The deal with the U.S. Department of Justice ends a long-running lawsuit against the Kerr-McGee company, an energy and chemical company owned by Anadarko. Kerr-McGee, the lawsuit claimed, was responsible for detrimental pollution at more than 2,000 sites nationwide which caused at least 8,000 cases of cancer, which in some cases led to death.
“If you are responsible for 85 years of poisoning the earth, you are responsible for cleaning it up,” U.S. Attorney Preet Bharara said at a press conference.
The settlement still must be approved by a federal judge after a 30-day public comment period. But if approved, U.S. Deputy Attorney General James Cole said $4.4 billion of the settlement would go toward cleanup and environmental claims.
Of that $4.4 billion, The Navajo Nation would get about $1 billion to remedy radioactive contamination from Kerr-McGee’s shuttered uranium mining operation, according to the litigation trust. $1.1 billion would address pollution from ammonium perchlorate, a primary component of fuel, in Nevada.
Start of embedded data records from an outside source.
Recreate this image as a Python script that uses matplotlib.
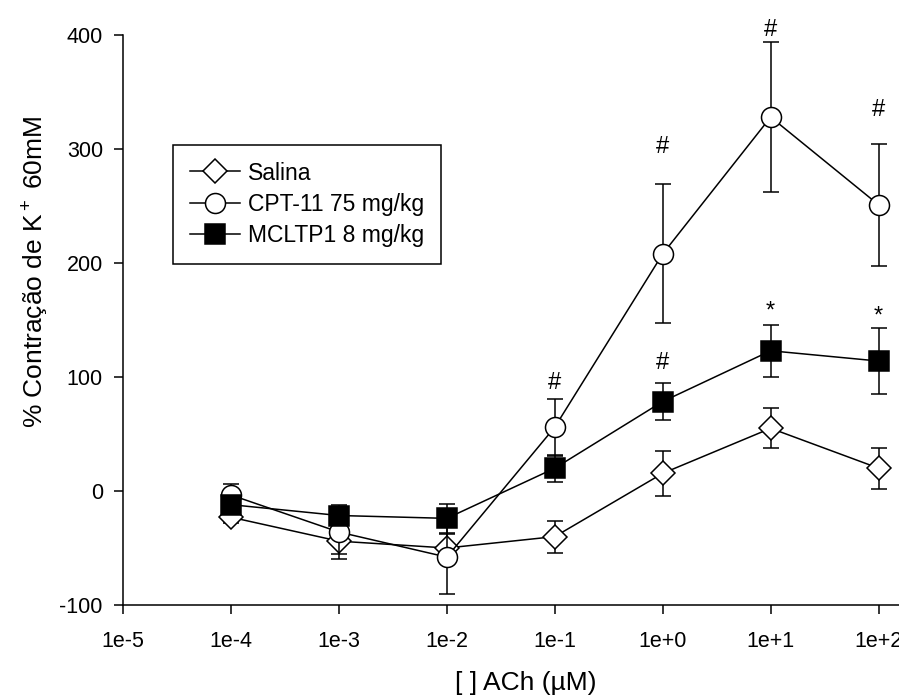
import numpy as np
import matplotlib
matplotlib.use("Agg")
import matplotlib.pyplot as plt

plt.rcParams['font.family'] = ['Liberation Sans', 'DejaVu Sans']
plt.rcParams['mathtext.fontset'] = 'custom'
plt.rcParams['mathtext.rm'] = 'Liberation Sans'
plt.rcParams['mathtext.it'] = 'Liberation Sans:italic'
plt.rcParams['axes.unicode_minus'] = False

# concentração de ACh (uM)
conc = [1e-4, 1e-3, 1e-2, 1e-1, 1e0, 1e1, 1e2]

salina = [-23, -44, -50, -40, 15.5, 55, 20]
salina_ep = [5, 11, 12, 14, 20, 17.5, 18]

cpt11 = [-3.5, -36, -58, 56, 208, 328, 251]
cpt11_ep = [10, 24, 32, 25, 61, 65.5, 53.5]

mcltp1 = [-12, -21.5, -24, 20, 78.5, 123, 114]
mcltp1_ep = [6, 5, 12.5, 12, 16, 23, 29]

# marcas de significancia
sig_x = [1e-1, 1e0, 1e1, 1e2, 1e0, 1e1, 1e2]
sig_y = [94.5, 302, 404.5, 334.5, 112.5, 157, 153]
sig_txt = ['#', '#', '#', '#', '#', '*', '*']

xticks = [1e-5, 1e-4, 1e-3, 1e-2, 1e-1, 1e0, 1e1, 1e2]
xticklabels = ['1e-5', '1e-4', '1e-3', '1e-2', '1e-1', '1e+0', '1e+1', '1e+2']
yticks = [-100, 0, 100, 200, 300, 400]

fig = plt.figure(figsize=(8.99, 6.99), dpi=100)
ax = fig.add_axes([123/899, 94/699, 788/899, 570/699])

series = [
    (salina, salina_ep, 'D', 'white', 12.0, 'Salina'),
    (cpt11, cpt11_ep, 'o', 'white', 14.4, 'CPT-11 75 mg/kg'),
    (mcltp1, mcltp1_ep, 's', 'black', 13.7, 'MCLTP1 8 mg/kg'),
]
z = 2
for vals, ep, mk, fc, ms, lab in series:
    ax.errorbar(conc, vals, yerr=ep, fmt='none', ecolor='black',
                elinewidth=1.1, capsize=5.5, capthick=1.1, zorder=z)
    ax.plot(conc, vals, color='black', lw=1.1, marker=mk, ms=ms,
            mfc=fc, mec='black', mew=1.1, label=lab, zorder=z + 1)
    z += 2

for x, y, t in zip(sig_x, sig_y, sig_txt):
    ax.text(x, y, t, ha='center', va='center', fontsize=17)

ax.set_xscale('log')
ax.set_xlim(1e-5, 10**2.3)
ax.set_ylim(-100, 400)
ax.set_xticks(xticks)
ax.set_xticklabels(xticklabels)
ax.minorticks_off()
ax.set_yticks(yticks)
ax.tick_params(direction='out', length=6.5, width=1.1, labelsize=15.5, pad=8)
ax.tick_params(axis='x', pad=12)

for s in ['top', 'right']:
    ax.spines[s].set_visible(False)
for s in ['left', 'bottom']:
    ax.spines[s].set_linewidth(1.1)

ax.set_xlabel('[ ] ACh (\u00b5M)', fontsize=19)
ax.set_ylabel('% Contração de K$^+$ 60mM', fontsize=19)
ax.xaxis.set_label_coords(0.511, -0.116)
ax.yaxis.set_label_coords(-0.092, 0.584)

leg = ax.legend(loc='upper left', bbox_to_anchor=(0.0635, 0.807),
                borderaxespad=0, fancybox=False, edgecolor='black',
                fontsize=16.5, handlelength=2.2, handletextpad=0.36,
                borderpad=0.72, labelspacing=0.36, framealpha=1)
leg.get_frame().set_linewidth(1.1)

fig.savefig('out.png', dpi=100)
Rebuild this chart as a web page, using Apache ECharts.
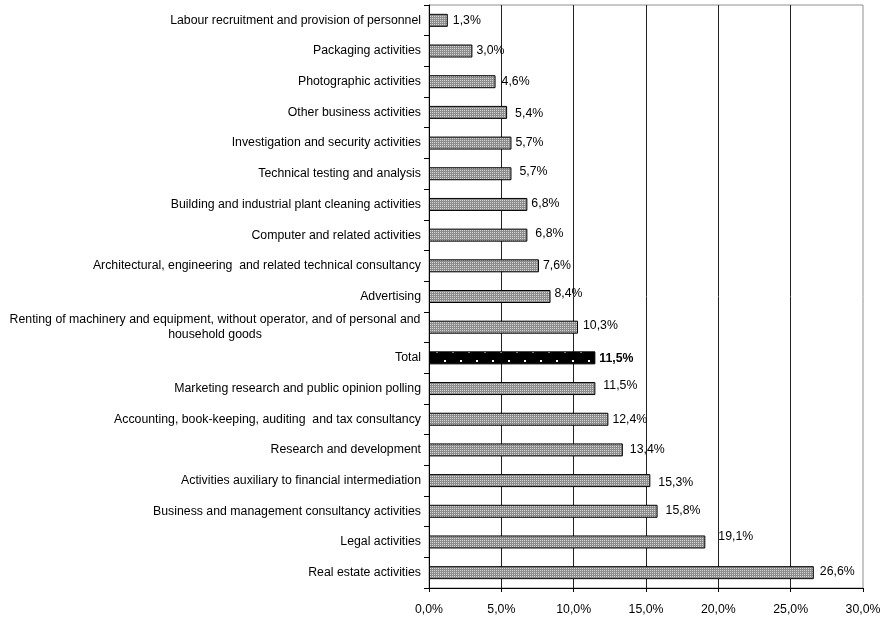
<!DOCTYPE html>
<html>
<head>
<meta charset="utf-8">
<script src="https://cdn.jsdelivr.net/npm/echarts@6/dist/echarts.min.js"></script>
<style>
  html, body { margin: 0; padding: 0; background: #fff; }
  #chart { width: 880px; height: 618px; }
</style>
</head>
<body>
<div id="chart"></div>
<script>
// Activity categories, listed top to bottom
const categories = [
  'Labour recruitment and provision of personnel',
  'Packaging activities',
  'Photographic activities',
  'Other business activities',
  'Investigation and security activities',
  'Technical testing and analysis',
  'Building and industrial plant cleaning activities',
  'Computer and related activities',
  'Architectural, engineering  and related technical consultancy',
  'Advertising',
  'Renting of machinery and equipment, without operator, and of personal and household goods',
  'Total',
  'Marketing research and public opinion polling',
  'Accounting, book-keeping, auditing  and tax consultancy',
  'Research and development',
  'Activities auxiliary to financial intermediation',
  'Business and management consultancy activities',
  'Legal activities',
  'Real estate activities'
];

// Share in percent for each category
const values = [1.3, 3.0, 4.6, 5.4, 5.7, 5.7, 6.8, 6.8, 7.6, 8.4, 10.3, 11.5, 11.5, 12.4, 13.4, 15.3, 15.8, 19.1, 26.6];

// Axis tick values (percent)
const xTicks = [0, 5, 10, 15, 20, 25, 30];

const TOTAL_NAME = 'Total';

// Small hand nudges for the value labels [dx, dy]
const labelNudge = [
  [1, 0], [0, 0], [2, 0], [4, 1], [0, 0], [4, -2], [0, -1], [4, -2], [0, 0], [0, -3],
  [1, -2], [0, 1], [4, -3], [0, 0], [3, 0], [4, 2], [4, -1], [9, -5], [2, -1]
];

const FONT = '"Liberation Sans", Arial, sans-serif';
const FS = 12.3;

function fmt(v, d) {
  return v.toFixed(d).replace('.', ',') + '%';
}

// Fine grey dotted fill
function greyPattern() {
  const c = document.createElement('canvas');
  c.width = 2; c.height = 2;
  const g = c.getContext('2d');
  g.fillStyle = '#8c8c8c'; g.fillRect(0, 0, 2, 2);
  g.fillStyle = '#d6d6d6'; g.fillRect(0, 0, 1, 1);
  return c;
}

// Black fill with sparse white dots
function dotPattern() {
  const c = document.createElement('canvas');
  c.width = 16; c.height = 16;
  const g = c.getContext('2d');
  g.fillStyle = '#000'; g.fillRect(0, 0, 16, 16);
  g.fillStyle = '#bbb';
  g.fillRect(4, 0, 2, 1);
  g.fillStyle = '#fff';
  g.fillRect(12, 8, 2, 2);
  return c;
}

const grey = { image: greyPattern(), repeat: 'repeat' };
const dots = { image: dotPattern(), repeat: 'repeat' };

const seriesData = values.map((v, i) => {
  const isTotal = categories[i] === TOTAL_NAME;
  const n = labelNudge[i] || [0, 0];
  return {
    value: v,
    itemStyle: { color: isTotal ? dots : grey },
    label: {
      offset: n,
      fontWeight: isTotal ? 'bold' : 'normal'
    }
  };
});

const chart = echarts.init(document.getElementById('chart'), null, { renderer: 'canvas' });

chart.setOption({
  animation: false,
  backgroundColor: '#fff',
  textStyle: { fontFamily: FONT },
  grid: {
    left: 429, right: 17, top: 5, bottom: 30,
    outerBoundsMode: 'none',
    containLabel: false,
    show: true, borderColor: '#909090', borderWidth: 1, backgroundColor: 'transparent'
  },
  xAxis: {
    type: 'value',
    min: xTicks[0],
    max: xTicks[xTicks.length - 1],
    interval: xTicks[1] - xTicks[0],
    axisLine: { show: true, lineStyle: { color: '#000', width: 1 } },
    axisTick: { show: true, length: 4, lineStyle: { color: '#000' } },
    axisLabel: {
      color: '#000', fontSize: FS, margin: 16, fontFamily: FONT,
      hideOverlap: false, showMinLabel: true, showMaxLabel: true,
      formatter: v => fmt(v, 1)
    },
    splitLine: {
      show: true, showMinLine: false, showMaxLine: false,
      lineStyle: { color: '#222', width: 1 }
    }
  },
  yAxis: {
    type: 'category',
    data: categories,
    inverse: true,
    axisLine: { show: true, lineStyle: { color: '#000', width: 1 } },
    axisTick: { show: true, length: 5, alignWithLabel: false, lineStyle: { color: '#000' } },
    axisLabel: {
      color: '#000', fontSize: FS, margin: 8, interval: 0, fontFamily: FONT,
      formatter: function (name) {
        const cut = ' household goods';
        if (name.endsWith(cut) && name.length > 80) {
          return '{c|' + name.slice(0, name.length - cut.length) + '}\n{c|' + cut.trim() + '}';
        }
        return name;
      },
      rich: {
        c: { width: 412, align: 'center', fontSize: FS, lineHeight: 15, color: '#000', fontFamily: FONT }
      }
    },
    splitLine: { show: false }
  },
  series: [{
    type: 'bar',
    data: seriesData,
    barWidth: 13,
    itemStyle: { borderColor: '#000', borderWidth: 1 },
    label: {
      show: true,
      position: 'right',
      distance: 4,
      color: '#000',
      fontSize: FS,
      fontFamily: FONT,
      formatter: p => fmt(p.value, 1)
    }
  }]
});
</script>
</body>
</html>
Another $1.1 billion would be dedicated to cleaning up more than two dozen other contaminated sites around the U.S.
Though a $5.5 billion fine — larger even than the Justice Department’s settlement with BP over the 2010 Deepwater Horizon disaster — sounds like it would be harmful for even the largest company, it is being widely reported that Anadarko is enjoying numerous benefits from settling the claims.
“Great news for Anadarko Petroleum today,” an article in Forbes read, noting that investors would be more likely to put money into the company now that it is no longer “haunted” by cleanup liabilities. Anadarko also announced that it would receive a $550 million net tax benefit from the settlement.
The settlement with Anadarko is also at the low end of what U.S. Bankruptcy Judge Allan Gropper of New York said the company should pay, noting in December that a fine from $5.15 billion to more than $14 billion would have been appropriate. Anadarko had claimed that liabilities should be as little as $850 million.